Most of the techie portion of the internet is talking about the iPad 3, after the usual rumour sites starting posting components of what might or might not be bits of the next Apple tablet. One of the most common rumours is that the next-gen device will get itself a Retina display, and Wired today started talking about the apps Apple should demo.
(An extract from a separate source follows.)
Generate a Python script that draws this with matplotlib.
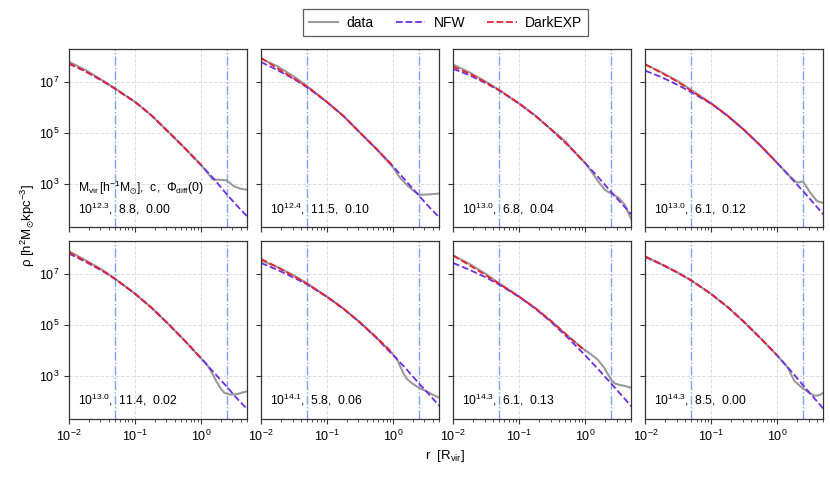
import numpy as np
import matplotlib
matplotlib.use("Agg")
import matplotlib.pyplot as plt
from matplotlib.ticker import LogLocator, NullFormatter, NullLocator

plt.rcParams['font.family'] = ['Liberation Sans', 'DejaVu Sans']
plt.rcParams['mathtext.fontset'] = 'custom'
plt.rcParams['mathtext.rm'] = 'Liberation Sans'
plt.rcParams['mathtext.it'] = 'Liberation Sans:italic'
plt.rcParams['mathtext.default'] = 'regular'

# panel parameters: log10 Mvir, concentration, Phi_diff(0)
log_mvir = ['12.3', '12.4', '13.0', '13.0', '13.0', '14.1', '14.3', '14.3']
conc = ['8.8', '11.5', '6.8', '6.1', '11.4', '5.8', '6.1', '8.5']
phi_diff = ['0.00', '0.10', '0.04', '0.12', '0.02', '0.06', '0.13', '0.00']

# log10 r / Rvir grid for the fitted profiles
logr_fit = [-2, -1.75, -1.5, -1.3, -1, -0.75, -0.5, -0.25, 0, 0.2, 0.4, 0.55, 0.7]
logr_dexp = logr_fit[:9]

# log10 rho of NFW fits
nfw = [
    [7.72, 7.42, 7.06, 6.74, 6.23, 5.70, 5.07, 4.43, 3.76, 3.20, 2.58, 2.15, 1.74],
    [7.79, 7.47, 7.12, 6.79, 6.22, 5.67, 5.02, 4.38, 3.70, 3.12, 2.53, 2.10, 1.70],
    [7.52, 7.27, 6.95, 6.67, 6.16, 5.67, 5.11, 4.50, 3.83, 3.27, 2.68, 2.25, 1.82],
    [7.45, 7.19, 6.88, 6.60, 6.15, 5.67, 5.12, 4.50, 3.83, 3.27, 2.70, 2.26, 1.81],
    [7.79, 7.47, 7.12, 6.79, 6.22, 5.67, 5.05, 4.39, 3.69, 3.12, 2.55, 2.10, 1.70],
    [7.42, 7.15, 6.84, 6.58, 6.09, 5.62, 5.08, 4.48, 3.81, 3.27, 2.68, 2.26, 1.82],
    [7.42, 7.15, 6.85, 6.57, 6.09, 5.62, 5.07, 4.46, 3.80, 3.25, 2.68, 2.24, 1.80],
    [7.66, 7.36, 7.03, 6.73, 6.20, 5.69, 5.10, 4.46, 3.79, 3.21, 2.60, 2.15, 1.71],
]

# log10 rho of DarkEXP fits (only out to Rvir)
dexp = [
    [7.74, 7.43, 7.07, 6.74, 6.23, 5.70, 5.07, 4.43, 3.76],
    [7.95, 7.54, 7.14, 6.82, 6.22, 5.67, 5.02, 4.38, 3.72],
    [7.61, 7.33, 6.98, 6.68, 6.16, 5.67, 5.11, 4.50, 3.83],
    [7.69, 7.36, 7.00, 6.65, 6.16, 5.68, 5.12, 4.50, 3.83],
    [7.84, 7.50, 7.14, 6.80, 6.22, 5.67, 5.05, 4.39, 3.70],
    [7.58, 7.25, 6.90, 6.60, 6.09, 5.63, 5.09, 4.50, 3.88],
    [7.71, 7.33, 6.93, 6.60, 6.10, 5.64, 5.11, 4.53, 3.97],
    [7.67, 7.37, 7.03, 6.73, 6.20, 5.69, 5.10, 4.46, 3.80],
]

# simulation data profiles (log10 r, log10 rho)
data_logr = [
    [-2, -1.75, -1.5, -1.3, -1, -0.75, -0.5, -0.25, 0, 0.1, 0.18, 0.3, 0.39, 0.5, 0.6, 0.7],
    [-2, -1.75, -1.5, -1.3, -1, -0.75, -0.5, -0.25, 0, 0.1, 0.2, 0.3, 0.4, 0.55, 0.7],
    [-2, -1.75, -1.5, -1.3, -1, -0.75, -0.5, -0.4, -0.3, -0.2, 0, 0.1, 0.2, 0.3, 0.4, 0.5, 0.6, 0.7],
    [-2, -1.75, -1.5, -1.3, -1, -0.75, -0.5, -0.25, 0, 0.1, 0.2, 0.3, 0.39, 0.5, 0.6, 0.7],
    [-2, -1.75, -1.5, -1.3, -1, -0.75, -0.5, -0.25, 0, 0.08, 0.15, 0.23, 0.3, 0.36, 0.45, 0.55, 0.7],
    [-2, -1.75, -1.5, -1.3, -1, -0.75, -0.5, -0.25, 0, 0.05, 0.1, 0.16, 0.21, 0.3, 0.4, 0.5, 0.6, 0.7],
    [-2, -1.75, -1.5, -1.3, -1, -0.75, -0.5, -0.25, 0, 0.1, 0.19, 0.29, 0.39, 0.45, 0.52, 0.6, 0.7],
    [-2, -1.75, -1.5, -1.3, -1, -0.75, -0.5, -0.25, 0, 0.1, 0.16, 0.26, 0.39, 0.5, 0.58, 0.65, 0.7],
]
data_logrho = [
    [7.80, 7.48, 7.08, 6.75, 6.23, 5.70, 5.07, 4.43, 3.76, 3.45, 3.18, 3.17, 3.15, 2.92, 2.82, 2.78],
    [7.92, 7.62, 7.22, 6.84, 6.22, 5.67, 5.02, 4.38, 3.66, 3.27, 3.00, 2.76, 2.58, 2.60, 2.63],
    [7.69, 7.38, 7.01, 6.69, 6.16, 5.68, 5.11, 4.90, 4.68, 4.38, 3.83, 3.48, 3.10, 2.78, 2.62, 2.48, 2.20, 1.62],
    [7.70, 7.38, 7.03, 6.69, 6.17, 5.68, 5.12, 4.50, 3.83, 3.55, 3.28, 3.06, 3.10, 2.67, 2.34, 2.26],
    [7.88, 7.53, 7.16, 6.80, 6.22, 5.67, 5.05, 4.39, 3.69, 3.48, 3.20, 2.80, 2.50, 2.32, 2.26, 2.28, 2.39],
    [7.52, 7.26, 6.93, 6.62, 6.10, 5.63, 5.09, 4.49, 3.84, 3.70, 3.42, 3.08, 2.88, 2.68, 2.52, 2.40, 2.26, 2.14],
    [7.72, 7.38, 6.98, 6.62, 6.10, 5.64, 5.11, 4.53, 4.00, 3.82, 3.63, 3.31, 2.86, 2.70, 2.64, 2.60, 2.52],
    [7.66, 7.36, 7.03, 6.73, 6.20, 5.69, 5.10, 4.46, 3.79, 3.50, 3.31, 2.79, 2.50, 2.30, 2.21, 2.25, 2.34],
]

r_inner = 0.05
r_outer = 2.5

c_data = '#9a9a9a'
c_nfw = '#6e2ee6'
c_dexp = '#ec2230'
c_vline = '#78a4ff'

fig, axes = plt.subplots(2, 4, figsize=(8.3, 4.8), dpi=100, sharex=True, sharey=True)
plt.subplots_adjust(left=0.083, right=0.992, top=0.898, bottom=0.127, wspace=0.079, hspace=0.073)

for i, ax in enumerate(axes.flat):
    ax.set_xscale('log')
    ax.set_yscale('log')
    ax.grid(True, which='major', color='#dddddd', linestyle='--', linewidth=0.7)
    ax.set_axisbelow(True)
    ax.axvline(r_inner, color=c_vline, linestyle='-.', linewidth=1.0)
    ax.axvline(r_outer, color=c_vline, linestyle='-.', linewidth=1.0)

    ax.plot(10 ** np.array(data_logr[i]), 10 ** np.array(data_logrho[i]),
            color=c_data, lw=1.5, label='data')
    ax.plot(10 ** np.array(logr_fit), 10 ** np.array(nfw[i]),
            color=c_nfw, lw=1.3, ls='--', label='NFW')
    ax.plot(10 ** np.array(logr_dexp), 10 ** np.array(dexp[i]),
            color=c_dexp, lw=1.3, ls='--', label='DarkEXP')

    txt = '$10^{%s}$,  %s,  %s' % (log_mvir[i], conc[i], phi_diff[i])
    if i == 0:
        txt = r'$M_{vir}\,[h^{-1}M_{\odot}]$,  c,  $\Phi_{diff}(0)$' + '\n' + txt
    ax.text(0.05, 0.08, txt, transform=ax.transAxes, fontsize=8.7,
            ha='left', va='baseline', linespacing=1.25)

    ax.set_xlim(0.01, 5)
    ax.set_ylim(20, 2e8)
    ax.yaxis.set_major_locator(plt.FixedLocator([1e3, 1e5, 1e7]))
    ax.yaxis.set_minor_locator(NullLocator())
    ax.xaxis.set_major_locator(LogLocator(base=10))
    ax.xaxis.set_minor_locator(LogLocator(base=10, subs=np.arange(2, 10)))
    ax.xaxis.set_minor_formatter(NullFormatter())
    ax.tick_params(which='both', direction='out', labelsize=9, color='#333333')
    ax.tick_params(which='major', length=3.5, width=0.8)
    ax.tick_params(which='minor', length=2, width=0.6)
    for s in ax.spines.values():
        s.set_color('#333333')
        s.set_linewidth(0.9)

handles, labels = axes[0, 0].get_legend_handles_labels()
leg = fig.legend(handles, labels, loc='upper center', bbox_to_anchor=(0.537, 0.995),
                 ncol=3, fontsize=10, frameon=True, fancybox=False,
                 handlelength=2.1, handletextpad=0.6, columnspacing=1.6, borderpad=0.45)
leg.get_frame().set_edgecolor('#333333')
leg.get_frame().set_linewidth(0.9)

fig.text(0.536, 0.05, r'r  [$R_{vir}$]', ha='center', va='center', fontsize=9.5)
fig.text(0.034, 0.531, r'ρ [$h^{2}M_{\odot}kpc^{-3}$]', ha='center', va='center',
         rotation=90, fontsize=9.5)

fig.savefig('out.png', dpi=100)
In the context of the iPhone and iPod touch, a Retina display means a display where it is—for people with standard eyesight—more or less impossible to resolve single pixels on the screen. Instead of jagged text and graphics, the 326ppi screen provides print-like imagery. By contrast, the current iPad is 132ppi—better than most computer displays, but lacking when directly compared to current iPhones and iPods. With the next iPad, the hope is that Apple would up the resolution to 2048-by-1536, and while this wouldn’t have the same pin-sharp qualities as the iPhone and iPod, it would nonetheless be tricky to resolve individual pixels unless holding the iPad closer than is sensible and comfortable. So no playing Sniff the Angry Birds for you, if you want to keep that illusion of smoothness in the graphics.

But here’s the thing: 2048-by-1536 is a massive display size. It’s bigger than 1080p (used by the 21.5-inch iMac) and wouldn’t even fit on the display of a 27-inch iMac. Think about that for a moment: a 1:1 recreation of an iPad Retina display would not fit on the largest display Apple currently ships. But said display is driven by a powerful computer, not a svelte tablet that doesn’t have the graphics grunt of a Mac or PC.
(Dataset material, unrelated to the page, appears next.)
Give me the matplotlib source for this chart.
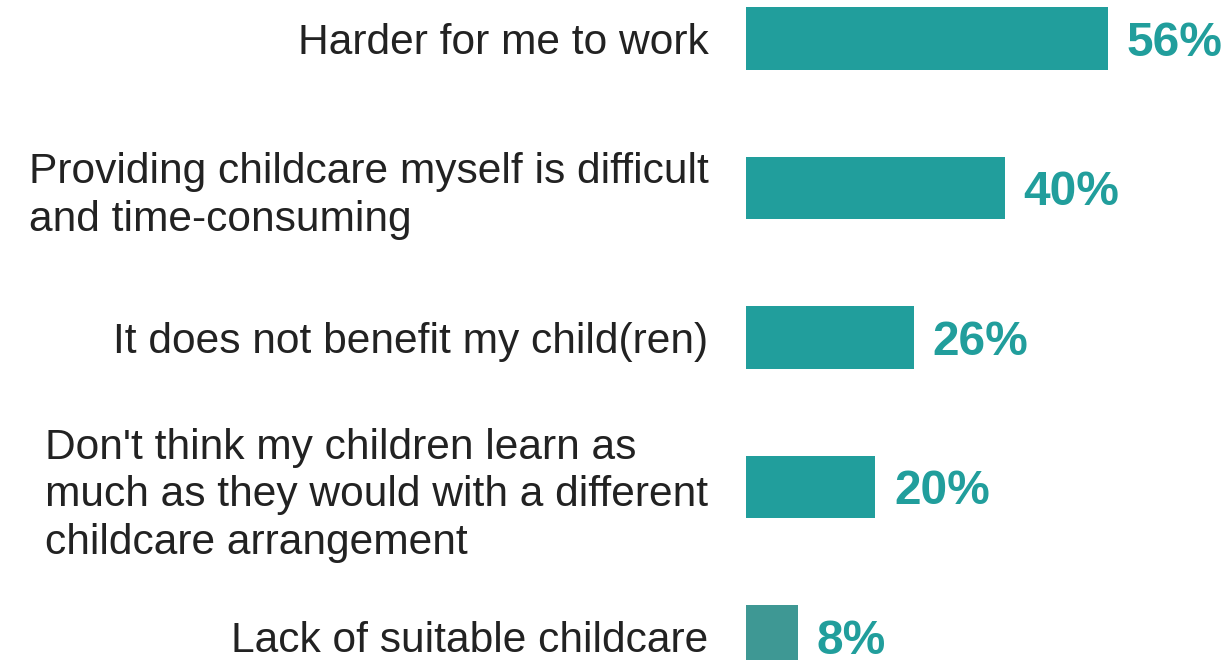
import matplotlib.pyplot as plt

plt.rcParams["font.family"] = ["Liberation Sans", "DejaVu Sans"]

reasons = [
    "Harder for me to work",
    "Providing childcare myself is difficult\nand time-consuming",
    "It does not benefit my child(ren)",
    "Don't think my children learn as\nmuch as they would with a different\nchildcare arrangement",
    "Lack of suitable childcare",
]
shares = [56, 40, 26, 20, 8]
bar_colors = ["#219e9c", "#219e9c", "#219e9c", "#219e9c", "#3e9894"]

TEAL = "#219e9c"
TEXT = "#222222"
VAL_SIZE = 34.5

fig = plt.figure(figsize=(12.29, 6.60), dpi=100)
# bars start at a fixed pixel column; labels sit in the space on the left
ax = fig.add_axes([746 / 1229, 0, 1 - 746 / 1229, 1])

pos = list(range(len(reasons)))
ax.barh(pos, shares, height=0.42, color=bar_colors)

ax.set_xlim(0, (1229 - 746) / 6.464)
ax.set_ylim((660 - 38.5) / 149.5, -38.5 / 149.5)

ax.set_yticks(pos)
ax.set_yticklabels(reasons, fontsize=30.6, color=TEXT, linespacing=1.25)
for lbl in ax.get_yticklabels():
    lbl.set_multialignment("left")
ax.tick_params(axis="y", length=0, pad=27)
ax.tick_params(axis="x", bottom=False, labelbottom=False)
for s in ax.spines.values():
    s.set_visible(False)

# value labels: baseline dropped by half the cap height so digits centre on the bar
for y, v in zip(pos, shares):
    ax.annotate(f"{v}%", xy=(v, y), xytext=(13.5, -VAL_SIZE * 0.716 / 2),
                textcoords="offset points", va="baseline", ha="left",
                fontsize=VAL_SIZE, fontweight="bold", color=TEAL)

fig.savefig("out.png", dpi=100)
I’m quietly hopeful that Apple has some kind of genius/magic/pixie dust and will reveal an iPad 3 with a Retina display within the next two months. But this is dependent on various factors: the screen actually being of a high enough quality and possible to manufacture quickly enough in large numbers; such a display not adversely affecting performance (after all, it will require some serious GPU clout); battery life remaining very close to the existing seven-to-ten hours you can get from reasonably careful usage. Apple is not a company for bullet points—it leaves out technology if the rest of the device would be compromised. We’ve seen this in the iPhone with 3G on the original model and now with 4G. There’s every chance we could see the same on the iPad, which could end up with a rather more conservative refresh, along the lines of the iPhone 4S (perhaps getting a RAM and speed bump, Siri, and a better camera).
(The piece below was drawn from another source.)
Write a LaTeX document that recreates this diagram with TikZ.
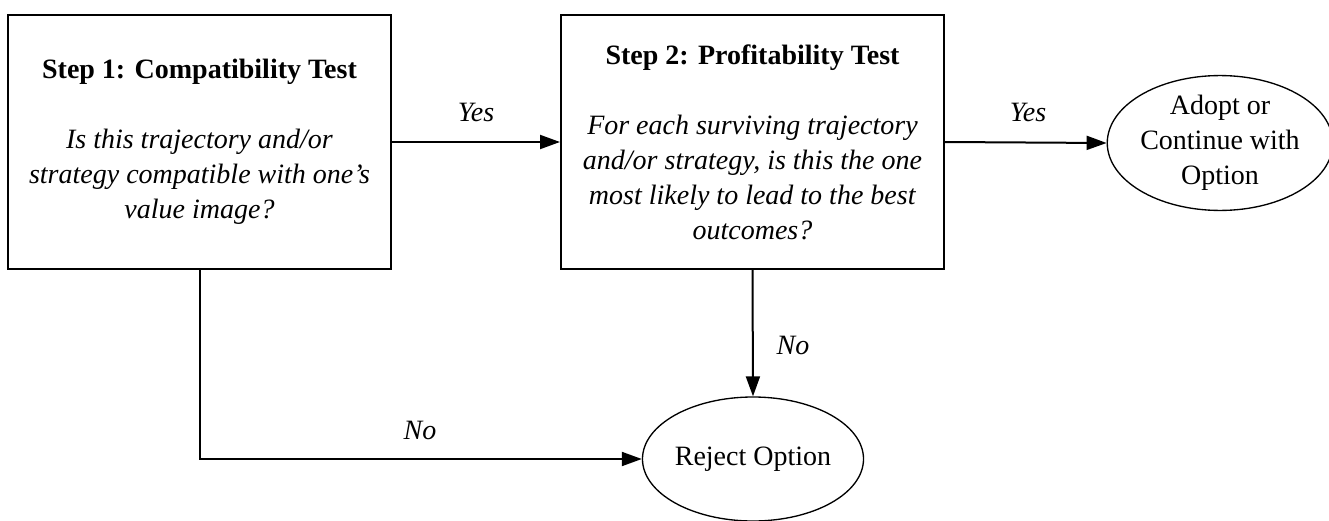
\documentclass[tikz,border=0pt]{standalone}
\usepackage{fontspec}
\setmainfont{Liberation Serif}
\usetikzlibrary{arrows.meta,shapes.geometric}

\tikzset{every picture/.style={line width=1.5pt}}
\tikzset{
  testbox/.style={draw, rectangle, minimum width=287.25pt, minimum height=190.5pt, inner sep=0pt, align=center, font=\fontsize{21}{26.25}\selectfont},
  outcome/.style={draw, ellipse, line width=1pt, inner sep=0pt, align=center, font=\fontsize{21}{26.25}\selectfont},
  answer/.style={inner sep=0.75pt, font=\fontsize{21}{26.25}\selectfont\itshape},
  flow/.style={-{Triangle[length=15pt,width=10.5pt]}}
}

\begin{document}
\begin{tikzpicture}[x=0.75pt,y=0.75pt,yscale=-1,xscale=1]
\useasboundingbox (0,0) rectangle (1329,521);

%Shape: Rectangle [id:step1]
\node [testbox] (step1) at (199.5,142) {\textbf{Step 1: Compatibility Test}\\[26.25pt]
  \textit{Is this trajectory and/or}\\ \textit{strategy compatible with one's}\\ \textit{value image?}};
%Shape: Rectangle [id:step2]
\node [testbox] (step2) at (752.5,142) {\textbf{Step 2: Profitability Test}\\[26.25pt]
  \textit{For each surviving trajectory}\\ \textit{and/or strategy, is this the one}\\ \textit{most likely to lead to the best}\\ \textit{outcomes?}};
%Shape: Ellipse [id:adopt]
\node [outcome, minimum width=159pt, minimum height=94.5pt] (adopt) at (1220,143) {Adopt or\\Continue with\\Option};
%Shape: Ellipse [id:reject]
\node [outcome, minimum width=160.5pt, minimum height=93pt] (reject) at (753,459) {Reject Option};

%Straight Lines [id:yes1]
\draw [flow] (step1) -- (step2) ;
%Straight Lines [id:yes2]
\draw [flow] (step2.east) -- (adopt.west) ;
%Straight Lines [id:no2]
\draw [flow] (step2.south) -- (reject.north) ;
%Straight Lines [id:no1]
\draw [flow] (step1.south) |- (reject.west) ;

% Text Node
\node [answer] (yesA) at (476,112) {Yes};
% Text Node
\node [answer] (yesB) at (1028,112) {Yes};
% Text Node
\node [answer] (noB) at (793,345) {No};
% Text Node
\node [answer] (noA) at (420,430) {No};

\end{tikzpicture}
\end{document}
I’m sure if this happens, most of the tech press will use this as proof once again that Apple is doomed, Tim Cook is some kind of blundering fool who should immediately be fired, and that Android tablets will soon grab 99.9 per cent of the tablet market. Me, I think that an iPad 2S would sell like hot cakes, and that Apple should only bring in cutting-edge technology when it’s ready. If that happens to be this spring, great; if not, I’m more than happy to wait.